Stated task:
Please write out the lines of the data exactly, beginning with the first and ending with the line containing "import * as"; leave the pictures behind.

::: Data shown

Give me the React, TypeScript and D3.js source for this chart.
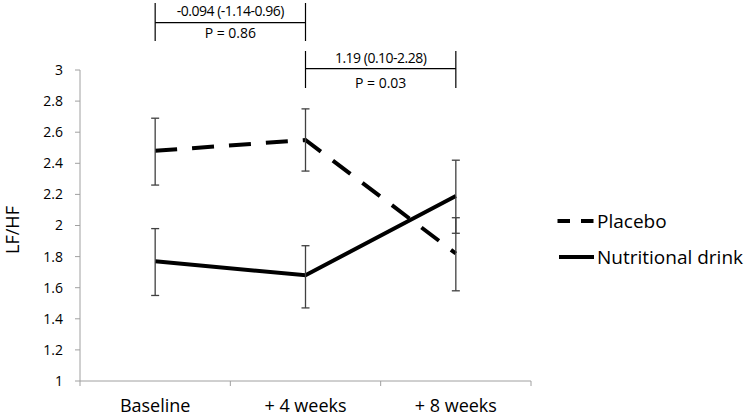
import React from "react";
import * as d3 from "d3";

const categories = ["Baseline", "+ 4 weeks", "+ 8 weeks"];
const placeboMean = [2.48, 2.55, 1.82];
const placeboLow = [2.26, 2.35, 1.58];
const placeboHigh = [2.69, 2.75, 2.05];
const drinkMean = [1.77, 1.68, 2.19];
const drinkLow = [1.55, 1.47, 1.95];
const drinkHigh = [1.98, 1.87, 2.42];
const yTicks = [1, 1.2, 1.4, 1.6, 1.8, 2, 2.2, 2.4, 2.6, 2.8, 3];
const yTickLabels = ["1", "1.2", "1.4", "1.6", "1.8", "2", "2.2", "2.4", "2.6", "2.8", "3"];
const compFrom = ["Baseline", "+ 4 weeks"];
const compTo = ["+ 4 weeks", "+ 8 weeks"];
const compEffect = ["-0.094 (-1.14-0.96)", "1.19 (0.10-2.28)"];
const compP = ["P = 0.86", "P = 0.03"];
const seriesNames = ["Placebo", "Nutritional drink"];

const FONT = "'Open Sans', 'Noto Sans', sans-serif";

export default function App() {
  const W = 745, H = 416;
  const x = d3.scaleBand<string>().domain(categories).range([80, 531]).padding(0);
  const y = d3.scaleLinear().domain([1, 3]).range([381, 70]);
  const cx = (c: string) => (x(c) as number) + x.bandwidth() / 2;
  const line = d3.line<number>().x((_, i) => cx(categories[i])).y((v) => y(v));
  const axisColor = "#a0a0a0";
  const errColor = "#404040";

  const series = [
    { name: seriesNames[0], mean: placeboMean, lo: placeboLow, hi: placeboHigh, dash: "22 15" },
    { name: seriesNames[1], mean: drinkMean, lo: drinkLow, hi: drinkHigh, dash: undefined as string | undefined },
  ];

  const brackets = [
    { top: 3, bottom: 41, mid: 22.7, t1: 15.5, t2: 37.5 },
    { top: 51, bottom: 88, mid: 68.7, t1: 63, t2: 87.5 },
  ];

  return (
    <svg width={W} height={H} style={{ position: "absolute", left: 0, top: 0, background: "#fff" }} fontFamily={FONT}>
      <rect width={W} height={H} fill="#fff" />
      {/* y axis */}
      <line x1={80} x2={80} y1={y(3)} y2={y(1)} stroke={axisColor} strokeWidth={1} />
      {yTicks.map((t, i) => (
        <g key={t}>
          <line x1={75} x2={80} y1={y(t)} y2={y(t)} stroke={axisColor} strokeWidth={1} />
          <text x={63} y={y(t)} dy="0.35em" textAnchor="end" fontSize={14} fill="#000">
            {yTickLabels[i]}
          </text>
        </g>
      ))}
      {/* x axis */}
      <line x1={80} x2={531} y1={y(1)} y2={y(1)} stroke={axisColor} strokeWidth={1} />
      {[...categories.map((c) => x(c) as number), 531].map((tx, i) => (
        <line key={i} x1={tx} x2={tx} y1={y(1)} y2={y(1) + 5} stroke={axisColor} strokeWidth={1} />
      ))}
      {categories.map((c) => (
        <text key={c} x={cx(c)} y={412} textAnchor="middle" fontSize={18} fill="#000">
          {c}
        </text>
      ))}
      {/* y label */}
      <text transform={`translate(19,230) rotate(-90)`} textAnchor="middle" fontSize={18} fill="#000">
        LF/HF
      </text>
      {/* series lines */}
      {series.map((s) => (
        <path key={s.name} d={line(s.mean) || ""} fill="none" stroke="#000" strokeWidth={4}
          strokeDasharray={s.dash} />
      ))}
      {/* error bars */}
      {series.map((s) =>
        categories.map((c, i) => (
          <g key={s.name + c} stroke={errColor} strokeWidth={1.3}>
            <line x1={cx(c)} x2={cx(c)} y1={y(s.hi[i])} y2={y(s.lo[i])} />
            <line x1={cx(c) - 4} x2={cx(c) + 4} y1={y(s.hi[i])} y2={y(s.hi[i])} />
            <line x1={cx(c) - 4} x2={cx(c) + 4} y1={y(s.lo[i])} y2={y(s.lo[i])} />
          </g>
        ))
      )}
      {/* comparison brackets */}
      {compFrom.map((f, i) => {
        const x1 = cx(f), x2 = cx(compTo[i]);
        const b = brackets[i];
        return (
          <g key={i}>
            <line x1={x1} x2={x1} y1={b.top} y2={b.bottom} stroke="#000" strokeWidth={1.2} />
            <line x1={x2} x2={x2} y1={b.top} y2={b.bottom} stroke="#000" strokeWidth={1.2} />
            <line x1={x1} x2={x2} y1={b.mid} y2={b.mid} stroke="#000" strokeWidth={1.2} />
            <text x={(x1 + x2) / 2} y={b.t1} textAnchor="middle" fontSize={14} letterSpacing={-0.5}>{compEffect[i]}</text>
            <text x={(x1 + x2) / 2} y={b.t2} textAnchor="middle" fontSize={14}>{compP[i]}</text>
          </g>
        );
      })}
      {/* legend */}
      {series.map((s, i) => {
        const ly = i === 0 ? 221 : 257;
        return (
          <g key={s.name}>
            <line x1={s.dash ? 557.5 : 559} x2={594} y1={ly} y2={ly} stroke="#000" strokeWidth={4}
              strokeDasharray={s.dash ? "12.5 11" : undefined} />
            <text x={597} y={ly + 6.5} fontSize={19}>{s.name}</text>
          </g>
        );
      })}
    </svg>
  );
}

::::::

Correct output:
Give me the React, TypeScript and D3.js source for this chart.
import React from "react";
import * as d3 from "d3";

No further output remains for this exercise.